Pour cette première conférence, nous n’avons pas à nous plaindre. Les Français sont venus en nombre, et on me montre une trentaine de Mayençais. « C’est une victoire, » nous dit un des Français les mieux au courant du monde rhénan. Acceptons-en l’augure. De fait, dès la fin de ma conférence, quelques-uns des Rhénans présents tiennent à venir nous remercier de notre effort, et à nous assurer de leur concours. En revanche, lorsque nous portons notre compte rendu aux journaux allemands du cru, ils refusent tous de l’insérer, sous des prétextes divers, avec beaucoup de politesse, mais d’une façon péremptoire. C’est que, depuis la guerre, toute cette presse prend ses directions à la Wilhemstrasse. N’importe : nos conférences seront traduites et publiées, et elles porteront un peu de vérité à ces âmes réveillées d’un long mensonge.


28 janvier.

J’ai fait connaissance avec une Lorraine établie en Rhénanie depuis nombre d’années ! Quoique Allemande officiellement par sa naissance et son mariage, Mme S… n’a jamais caché ses sentiments français, ce qui lui a valu pendant la guerre d’innombrables ennuis. Toutefois, la légitime considération dont elle jouit en la vieille cité qu’elle habite lui a évité la déportation. C’est une femme encore jeune, avec une certaine douceur triste. Est-il besoin d’ajouter qu’elle parle le français avec la pureté de Colette Baudoche, dont elle a même ce joli petit accent chantant que l’on entend auprès de la Moselle harmonieuse ?

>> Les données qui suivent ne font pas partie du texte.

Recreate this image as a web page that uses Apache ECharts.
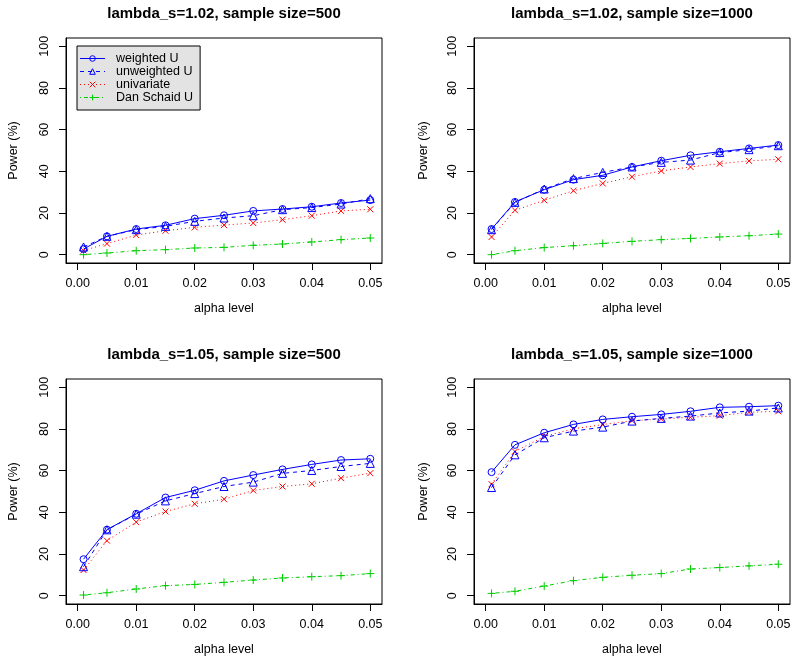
<!DOCTYPE html>
<html>
<head>
<meta charset="utf-8">
<script src="https://cdn.jsdelivr.net/npm/echarts@6/dist/echarts.min.js"></script>
<style>
  html, body { margin: 0; padding: 0; background: #fff; }
  #chart { width: 800px; height: 665px; }
</style>
</head>
<body>
<div id="chart"></div>
<script>
// ---- data ----
const alpha = [0.001, 0.005, 0.01, 0.015, 0.02, 0.025, 0.03, 0.035, 0.04, 0.045, 0.05];
const xTicks = [0, 0.01, 0.02, 0.03, 0.04, 0.05];
const yTicks = [0, 20, 40, 60, 80, 100];
const seriesNames = ['weighted U', 'unweighted U', 'univariate', 'Dan Schaid U'];
const panelTitles = [
  'lambda_s=1.02, sample size=500',
  'lambda_s=1.02, sample size=1000',
  'lambda_s=1.05, sample size=500',
  'lambda_s=1.05, sample size=1000'
];

// lambda_s = 1.02, n = 500
const weighted_102_500   = [2.7, 8.8, 12.3, 14.1, 17.3, 18.9, 21.0, 21.9, 23.0, 24.8, 26.2];
const unweighted_102_500 = [3.7, 8.8, 12.0, 13.6, 16.0, 17.6, 18.7, 21.6, 22.6, 24.3, 26.9];
const univariate_102_500 = [2.0, 5.3, 9.4, 11.5, 13.1, 14.2, 15.2, 16.8, 18.7, 21.0, 21.8];
const schaid_102_500     = [0.0, 0.8, 1.9, 2.4, 3.2, 3.5, 4.5, 5.1, 6.1, 7.2, 8.0];

// lambda_s = 1.02, n = 1000
const weighted_102_1000   = [12.3, 25.3, 31.2, 36.0, 38.1, 42.1, 45.1, 47.7, 49.4, 51.0, 52.6];
const unweighted_102_1000 = [12.0, 25.1, 31.5, 36.5, 39.5, 42.1, 44.3, 45.4, 49.0, 50.4, 52.3];
const univariate_102_1000 = [8.5, 21.3, 26.1, 30.7, 34.2, 37.4, 40.2, 42.1, 43.7, 45.0, 45.8];
const schaid_102_1000     = [0.0, 1.9, 3.4, 4.3, 5.4, 6.4, 7.2, 7.8, 8.5, 9.1, 9.9];

// lambda_s = 1.05, n = 500
const weighted_105_500   = [17.5, 31.7, 39.3, 47.1, 50.6, 55.1, 57.9, 60.6, 63.0, 65.1, 65.7];
const unweighted_105_500 = [13.9, 31.6, 39.1, 45.5, 49.0, 52.4, 54.5, 58.7, 60.1, 62.0, 63.5];
const univariate_105_500 = [12.3, 26.4, 35.3, 40.4, 44.1, 46.3, 50.5, 52.4, 53.7, 56.4, 58.8];
const schaid_105_500     = [0.3, 1.4, 3.2, 4.8, 5.4, 6.4, 7.5, 8.5, 9.1, 9.6, 10.6];

// lambda_s = 1.05, n = 1000
const weighted_105_1000   = [59.3, 72.4, 78.2, 82.2, 84.6, 85.9, 87.0, 88.5, 90.4, 90.7, 91.2];
const unweighted_105_1000 = [51.9, 67.6, 75.8, 79.0, 80.9, 83.8, 85.1, 86.2, 87.7, 88.6, 90.1];
const univariate_105_1000 = [53.5, 69.2, 76.4, 80.1, 82.1, 84.0, 84.8, 85.6, 86.4, 88.0, 88.5];
const schaid_105_1000     = [1.1, 2.1, 4.6, 7.2, 8.8, 9.8, 10.6, 12.8, 13.5, 14.3, 15.1];

const panels = [
  [weighted_102_500, unweighted_102_500, univariate_102_500, schaid_102_500],
  [weighted_102_1000, unweighted_102_1000, univariate_102_1000, schaid_102_1000],
  [weighted_105_500, unweighted_105_500, univariate_105_500, schaid_105_500],
  [weighted_105_1000, unweighted_105_1000, univariate_105_1000, schaid_105_1000]
];

// ---- styling / layout ----
const FONT = '"Liberation Sans", Arial, Helvetica, sans-serif';
const grids = [
  { left: 66,  top: 38,  width: 316, height: 225 },
  { left: 474, top: 38,  width: 316, height: 225 },
  { left: 66,  top: 379, width: 316, height: 225 },
  { left: 474, top: 379, width: 316, height: 225 }
];
const yNameGap = [46, 44, 46, 44];
const titleTops = [6, 6, 347, 347];

const styles = [
  { color: '#0000FF', symbol: 'circle', size: 7, dash: 'solid' },
  { color: '#0000FF', symbol: 'triangle', size: 8, dash: [4, 4] },
  { color: '#FF0000', symbol: 'path://M0,0L10,10M10,0L0,10', size: 6, dash: [1, 3] },
  { color: '#00CD00', symbol: 'path://M5,0L5,10M0,5L10,5', size: 8, dash: [1, 3, 4, 3] }
];

const option = {
  animation: false,
  backgroundColor: '#fff',
  title: panelTitles.map((t, i) => ({
    text: t,
    left: grids[i].left + grids[i].width / 2,
    top: titleTops[i],
    textAlign: 'center',
    padding: 0,
    textStyle: { fontFamily: FONT, fontSize: 15, fontWeight: 'bold', color: '#000' }
  })),
  legend: {
    data: seriesNames.map((n, i) => ({
      name: n,
      itemStyle: { color: 'rgba(255,255,255,0)', borderColor: styles[i].color, borderWidth: 1 },
      lineStyle: { color: styles[i].color, width: 1, type: styles[i].dash }
    })),
    orient: 'vertical',
    left: 77,
    top: 46,
    padding: [6, 7, 6, 2.5],
    itemWidth: 25,
    itemHeight: 7,
    itemGap: 0,
    backgroundColor: '#e3e3e3',
    borderColor: '#000',
    borderWidth: 1,
    borderRadius: 0,
    textStyle: { fontFamily: FONT, fontSize: 12.5, color: '#000', lineHeight: 12.6, padding: [0, 0, 0, 6] }
  },
  grid: grids.map(g => Object.assign({
    show: true, borderColor: '#000', borderWidth: 1, backgroundColor: 'transparent', containLabel: false
  }, g)),
  xAxis: grids.map((g, i) => ({
    type: 'value',
    gridIndex: i,
    min: -0.002,
    max: 0.052,
    name: 'alpha level',
    nameLocation: 'middle',
    nameGap: 39,
    nameTextStyle: { fontFamily: FONT, fontSize: 12.5, color: '#000' },
    axisLine: { show: true, onZero: false, lineStyle: { color: '#000', width: 1 } },
    splitLine: { show: false },
    axisTick: { show: true, inside: false, length: 7, lineStyle: { color: '#000' }, customValues: xTicks },
    axisLabel: {
      customValues: xTicks,
      formatter: v => v.toFixed(2),
      margin: 14,
      fontFamily: FONT, fontSize: 12.5, color: '#000'
    }
  })),
  yAxis: grids.map((g, i) => ({
    type: 'value',
    gridIndex: i,
    min: -4,
    max: 104,
    name: 'Power (%)',
    nameLocation: 'middle',
    nameGap: yNameGap[i],
    nameTextStyle: { fontFamily: FONT, fontSize: 12.5, color: '#000' },
    axisLine: { show: true, onZero: false, lineStyle: { color: '#000', width: 1 } },
    splitLine: { show: false },
    axisTick: { show: true, inside: false, length: 7, lineStyle: { color: '#000' }, customValues: yTicks },
    axisLabel: {
      customValues: yTicks,
      rotate: 90,
      margin: 15,
      fontFamily: FONT, fontSize: 12.5, color: '#000'
    }
  })),
  series: []
};

panels.forEach((pdata, pi) => {
  pdata.forEach((vals, si) => {
    const st = styles[si];
    option.series.push({
      type: 'line',
      name: seriesNames[si],
      xAxisIndex: pi,
      yAxisIndex: pi,
      data: alpha.map((a, k) => [a, vals[k]]),
      symbol: st.symbol,
      symbolSize: st.size,
      showSymbol: true,
      showAllSymbol: true,
      silent: true,
      z: 10 - si,
      color: st.color,
      lineStyle: { color: st.color, width: 1, type: st.dash },
      itemStyle: { color: 'rgba(255,255,255,0)', borderColor: st.color, borderWidth: 1 },
      emphasis: { disabled: true }
    });
  });
});

const chart = echarts.init(document.getElementById('chart'), null, { renderer: 'canvas' });
chart.setOption(option);
</script>
</body>
</html>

— Monsieur, me dit-elle avec fierté, nous n’avons jamais cessé de parler français à la maison. Et le mieux est que nous avions prié les amis, tous Rhénans, que nous recevions, de ne parler que français à la maison.

Celle-là, comme on dit, n’y va pas par quatre chemins. Elle ne s’embarrasse pas des stipulations du traité de paix où des difficultés de la Haute Commission.